Pelos meandros do Seridó: um olhar sobre São João do Sabugí e seu legado musical

Pelos meandros do Seridó: um olhar sobre São João do Sabugí e seu legado musical

Atravessando a paisagem árida do Seridó potiguar, o viajante depara-se com um cenário que combina vastidão desértica e nuances culturais singulares. A caatinga, com sua vegetação retorcida e cores pálidas, domina a topografia. Esporádicos conglomerados de rochas pontuam o horizonte, compondo uma paisagem ao mesmo tempo áspera e misteriosa. No meio desse mosaico de secura e resistência, eleva-se a Serra de Mulungu, um cone rochoso que parece brotar do solo como testemunha silenciosa de eras geológicas passadas.

O clima é implacável. O calor sufocante, característico do semiárido, molda o ritmo da vida local. No Seridó, a sobrevivência se entrelaça ao gênio da adaptação. Pequenas propriedades rurais resistem em meio ao solo pedregoso, enquanto o gado magro encontra alimento nas parcas folhas das cactáceas. Os ventos quentes, ao mesmo tempo que trazem alívio momentâneo, levantam poeira que se mistura ao ar, criando uma atmosfera de rusticidade e intemporalidade.

Descendo uma das muitas ladeiras que cortam a região, as torres da igreja matriz de São João do Sabugí surgem como um marco na paisagem. Decorada com balões e fitas coloridas, a cidade se prepara para celebrar seu padroeiro, revelando a vitalidade cultural que resiste ao desgaste do tempo. O núcleo urbano se desenvolve ao redor da igreja, epicentro da vida comunitária. No Seridó, as festas religiosas não são apenas momentos de fé, mas de intensa convivência social e manifestação cultural.
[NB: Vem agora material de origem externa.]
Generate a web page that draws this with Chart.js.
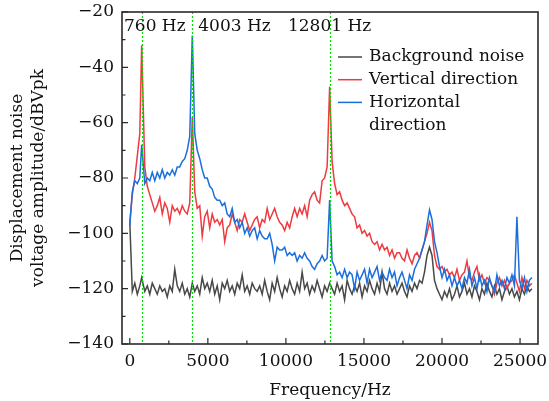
<!DOCTYPE html>
<html>
<head>
<meta charset="utf-8">
<title>Displacement noise spectrum</title>
<script src="https://cdn.jsdelivr.net/npm/chart.js@4.4.0/dist/chart.umd.min.js"></script>
<style>
  html, body { margin: 0; padding: 0; background: #fff; }
  canvas { display: block; }
</style>
</head>
<body>
<canvas id="noiseChart" width="549" height="401"></canvas>
<script>
// frequency bins (Hz)
const freqHz = [
  0, 160, 320, 480, 640, 760, 960, 1120, 1280, 1440,
  1600, 1760, 1920, 2080, 2240, 2400, 2560, 2720, 2880, 3040,
  3200, 3360, 3520, 3680, 3840, 4003, 4160, 4320, 4480, 4640,
  4800, 4960, 5120, 5280, 5440, 5600, 5760, 5920, 6080, 6240,
  6400, 6560, 6720, 6880, 7040, 7200, 7360, 7520, 7680, 7840,
  8000, 8160, 8320, 8480, 8640, 8800, 8960, 9120, 9280, 9440,
  9600, 9760, 9920, 10080, 10240, 10400, 10560, 10720, 10880, 11040,
  11200, 11360, 11520, 11680, 11840, 12000, 12160, 12320, 12480, 12640,
  12801, 12960, 13120, 13280, 13440, 13600, 13760, 13920, 14080, 14240,
  14400, 14560, 14720, 14880, 15040, 15200, 15360, 15520, 15680, 15840,
  16000, 16160, 16320, 16480, 16640, 16800, 16960, 17120, 17280, 17440,
  17600, 17760, 17920, 18080, 18240, 18400, 18560, 18720, 18880, 19040,
  19200, 19360, 19520, 19680, 19840, 20000, 20160, 20320, 20480, 20640,
  20800, 20960, 21120, 21280, 21440, 21600, 21760, 21920, 22080, 22240,
  22400, 22560, 22720, 22880, 23040, 23200, 23360, 23520, 23680, 23840,
  24000, 24160, 24320, 24480, 24640, 24800, 24960, 25120, 25280, 25440,
  25600, 25760
];

// dBVpk
const backgroundNoise = [
  -96, -121, -118, -122, -119, -116, -121, -119, -122, -118,
  -120, -122, -119, -121, -120, -123, -119, -121, -113, -119,
  -121, -118, -122, -120, -123, -118, -121, -119, -122, -116,
  -120, -118, -121, -117, -122, -119, -124, -118, -120, -117,
  -121, -119, -122, -118, -120, -115, -121, -119, -122, -118,
  -120, -121, -119, -122, -117, -121, -124, -118, -121, -116,
  -120, -123, -119, -121, -117, -120, -122, -118, -121, -114,
  -120, -118, -122, -119, -121, -117, -120, -123, -119, -121,
  -118, -120, -122, -118, -121, -119, -124, -117, -120, -122,
  -119, -121, -118, -123, -119, -121, -117, -120, -122, -118,
  -121, -114, -120, -122, -118, -121, -119, -122, -120, -118,
  -121, -123, -119, -121, -118, -120, -117, -118, -114, -108,
  -105, -108, -117, -120, -122, -124, -121, -123, -120, -124,
  -122, -119, -123, -121, -118, -122, -120, -123, -119, -121,
  -124, -120, -122, -118, -121, -123, -119, -122, -120, -124,
  -121, -119, -122, -120, -123, -121, -124, -120, -122, -119,
  -121, -120
];

const verticalDir = [
  -96, -86, -80, -72, -64, -32, -76, -83, -86, -89,
  -92, -90, -87, -93, -89, -91, -96, -90, -92, -91,
  -93, -90, -92, -93, -89, -58, -85, -91, -90, -101,
  -94, -92, -98, -93, -96, -95, -97, -95, -103, -98,
  -97, -93, -96, -99, -95, -96, -93, -96, -99, -97,
  -95, -94, -98, -95, -96, -91, -95, -93, -91, -94,
  -96, -97, -99, -96, -98, -94, -91, -94, -91, -93,
  -90, -94, -88, -86, -85, -88, -89, -81, -80, -76,
  -47, -74, -82, -86, -85, -88, -90, -89, -91, -93,
  -94, -98, -97, -100, -99, -101, -100, -103, -104, -103,
  -106, -104, -106, -105, -108, -106, -109, -107, -107, -109,
  -110, -106, -109, -111, -108, -107, -109, -106, -103, -100,
  -96, -99, -108, -112, -113, -112, -114, -113, -115, -114,
  -116, -113, -117, -115, -114, -110, -116, -117, -114, -112,
  -117, -115, -118, -116, -117, -119, -122, -118, -116, -119,
  -117, -120, -118, -117, -115, -118, -121, -116, -120, -117,
  -119, -118
];

const horizontalDir = [
  -97, -85, -81, -82, -80, -68, -82, -80, -81, -78,
  -81, -78, -80, -77, -80, -78, -79, -77, -79, -76,
  -76, -74, -73, -70, -65, -28.5, -64, -70, -73, -77,
  -80, -80, -83, -84, -87, -88, -88, -90, -89, -93,
  -94, -91, -96, -95, -98, -96, -100, -98, -101, -99,
  -98, -102, -99, -101, -102, -102, -100, -104, -110, -105,
  -106, -106, -105, -108, -107, -108, -107, -110, -108, -109,
  -107, -109, -110, -112, -113, -111, -110, -108, -110, -109,
  -88, -110, -112, -115, -114, -116, -113, -116, -114, -115,
  -120, -114, -117, -115, -113, -118, -113, -116, -114, -112,
  -117, -114, -116, -117, -113, -116, -114, -119, -116, -114,
  -117, -120, -115, -117, -113, -111, -109, -106, -103, -97,
  -91.5, -95, -103, -107, -112, -116, -113, -117, -115, -119,
  -116, -119, -117, -120, -116, -118, -113, -119, -116, -120,
  -115, -119, -117, -121, -116, -119, -121, -115, -119, -117,
  -120, -116, -118, -115, -119, -94, -117, -120, -116, -121,
  -117, -116
];

const markerFreqs = [760, 4003, 12801];
const markerLabels = ['760 Hz', '4003 Hz', '12801 Hz'];
const legendLabels = [['Background noise'], ['Vertical direction'], ['Horizontal', 'direction']];
const xTickValues = [0, 5000, 10000, 15000, 20000, 25000];
const yTickValues = [-140, -120, -100, -80, -60, -40, -20];

const FONT = "'DejaVu Serif', serif";
const FONT_SIZE = 17;
const colors = ['#484848', '#ef3a40', '#1b6fdb'];

const toPoints = vals => freqHz.map((f, i) => ({ x: f, y: vals[i] }));

// frame + inward ticks, dotted markers, legend
const decorations = {
  id: 'decorations',
  afterDatasetsDraw(chart) {
    const { ctx, chartArea: a, scales: { x, y } } = chart;
    ctx.save();

    // green dotted lines
    ctx.strokeStyle = '#00e000';
    ctx.lineWidth = 1.2;
    ctx.setLineDash([2, 2]);
    markerFreqs.forEach(f => {
      const px = Math.round(x.getPixelForValue(f)) + 0.5;
      ctx.beginPath();
      ctx.moveTo(px, a.top);
      ctx.lineTo(px, a.bottom);
      ctx.stroke();
    });
    ctx.setLineDash([]);

    // marker labels
    ctx.fillStyle = '#111';
    ctx.font = FONT_SIZE + 'px ' + FONT;
    ctx.textBaseline = 'middle';
    ctx.textAlign = 'left';
    markerLabels.forEach((t, i) => {
      const px = x.getPixelForValue(markerFreqs[i]);
      let tx;
      if (i === 0) tx = a.left + 2;
      else if (i === 1) tx = px + 6;
      else tx = px - ctx.measureText(t).width / 2;
      ctx.fillText(t, tx, a.top + 15);
    });

    // frame
    ctx.strokeStyle = '#2a2a2a';
    ctx.lineWidth = 1.6;
    ctx.strokeRect(a.left, a.top, a.right - a.left, a.bottom - a.top);

    // ticks (inward)
    ctx.lineWidth = 1.2;
    ctx.beginPath();
    for (let v = 0; v <= 25000; v += 2500) {
      const px = x.getPixelForValue(v);
      const len = v % 5000 === 0 ? 6 : 3.5;
      ctx.moveTo(px, a.bottom);
      ctx.lineTo(px, a.bottom - len);
    }
    for (let v = -140; v <= -20; v += 10) {
      const py = y.getPixelForValue(v);
      const len = v % 20 === 0 ? 6 : 3.5;
      ctx.moveTo(a.left, py);
      ctx.lineTo(a.left + len, py);
    }
    ctx.stroke();

    // legend
    let row = 0;
    legendLabels.forEach((lines, i) => {
      const ly = a.top + 45 + row * 22.7;
      ctx.strokeStyle = colors[i];
      ctx.lineWidth = 1.5;
      ctx.beginPath();
      ctx.moveTo(a.right - 200, ly);
      ctx.lineTo(a.right - 176, ly);
      ctx.stroke();
      ctx.fillStyle = '#111';
      lines.forEach((t, k) => {
        ctx.fillText(t, a.right - 169, ly + k * 22.7);
      });
      row += lines.length;
    });

    ctx.restore();
  }
};

new Chart(document.getElementById('noiseChart'), {
  type: 'line',
  data: {
    datasets: [
      { label: 'Horizontal direction', data: toPoints(horizontalDir), borderColor: colors[2], order: 0 },
      { label: 'Vertical direction', data: toPoints(verticalDir), borderColor: colors[1], order: 1 },
      { label: 'Background noise', data: toPoints(backgroundNoise), borderColor: colors[0], order: 2 }
    ]
  },
  options: {
    responsive: false,
    animation: false,
    events: [],
    layout: { padding: { top: 12, right: 11, left: 0, bottom: 0 } },
    elements: {
      point: { radius: 0 },
      line: { borderWidth: 1.5, tension: 0, fill: false }
    },
    plugins: {
      legend: { display: false },
      tooltip: { enabled: false }
    },
    scales: {
      x: {
        type: 'linear',
        min: -500,
        max: 26150,
        afterBuildTicks: s => { s.ticks = xTickValues.map(v => ({ value: v })); },
        afterFit: s => { s.height = 57; s.paddingLeft = 0; s.paddingRight = 0; },
        grid: { display: false, drawTicks: false },
        border: { display: false },
        ticks: {
          color: '#111',
          padding: 7,
          maxRotation: 0,
          font: { family: FONT, size: FONT_SIZE },
          callback: v => String(v)
        },
        title: {
          display: true,
          text: 'Frequency/Hz',
          color: '#111',
          font: { family: FONT, size: FONT_SIZE },
          padding: { top: 0, bottom: 0 }
        }
      },
      y: {
        min: -140,
        max: -20,
        afterBuildTicks: s => { s.ticks = yTickValues.map(v => ({ value: v })); },
        afterFit: s => { s.width = 122; s.paddingTop = 0; s.paddingBottom = 0; },
        grid: { display: false, drawTicks: false },
        border: { display: false },
        ticks: {
          color: '#111',
          padding: 8,
          font: { family: FONT, size: FONT_SIZE },
          callback: v => (v < 0 ? '\u2212' + Math.abs(v) : String(v))
        },
        title: {
          display: true,
          text: ['Displacement noise', 'voltage amplitude/dBVpk'],
          color: '#111',
          font: { family: FONT, size: FONT_SIZE, lineHeight: 1.18 },
          padding: { top: 8, bottom: 0 }
        }
      }
    }
  },
  plugins: [decorations]
});
</script>
</body>
</html>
A pequena cidade tem o ritmo de uma melodia antiga. Os moradores observam calmamente o vai-e-vem dos poucos pedestres, enquanto as fachadas das casas, pintadas com esmero, refletem a influência do algodoeiro mocó, que, em tempos passados, sustentou a economia local. A arquitetura simples, pontuada por casarões de épocas prósperas, sugere um passado de fartura contrastando com as limitações econômicas atuais.

Um dos tesouros culturais de São João do Sabugí é sua filarmônica, fundada pelo maestro Honório Maciel, cuja memória permanece viva na sede amarela decorada com uma imponente lira negra. Lá, os sons de instrumentos em ensaio ecoam pelas ruas, anunciando a persistência de uma tradição que moldou gerações. Desde sua fundação em 1934, a filarmônica atravessou décadas como símbolo de união e resistência cultural. Seu mural homenageia os beneméritos, maestros e músicos que mantiveram viva a chama da música, conectando a cidade às tradições universais da arte.

João Emídio, um dos nomes gravados nessa história, é lembrado não apenas como músico, mas como um herói cultural. Como corneteiro, alertou a cidade sobre a ameaça do bando de Antônio Silvino, mas foi na música que deixou seu maior legado. Primeiro corneteiro, depois trombonista, ele via na arte musical um meio de transformar vidas e humanizar histórias. Inspirado por suas raízes e pela universalidade da música, dedicou-se a transmitir esperança e cultura, seja nas retretas locais ou nos corais infantis que ajudou a formar na Paraíba.

Na paisagem do Seridó, onde a aridez parece moldar tanto a terra quanto os destinos, a música emerge como um oásis de sentido e beleza. A filarmônica de São João do Sabugí é mais do que uma instituição cultural; é um fio que liga o passado ao presente, perpetuando uma identidade coletiva em meio às adversidades. Para o visitante, a cidade oferece não apenas a contemplação de sua história e tradições, mas também um convite à introspecção sobre o que significa resistir e florescer no coração do semiárido.

Assim, a jornada por São João do Sabugí revela um Seridó de contrastes: entre a aspereza da paisagem e a suavidade das melodias, entre o calor abrasador e a acolhida calorosa de seu povo, entre a simplicidade do cotidiano e a profundidade de seu legado cultural. Aqui, cada ladeira, cada casarão e cada acorde carrega a marca de uma memória que não se deixa apagar, ecoando pela caatinga como a melodia perene de um trombone distante.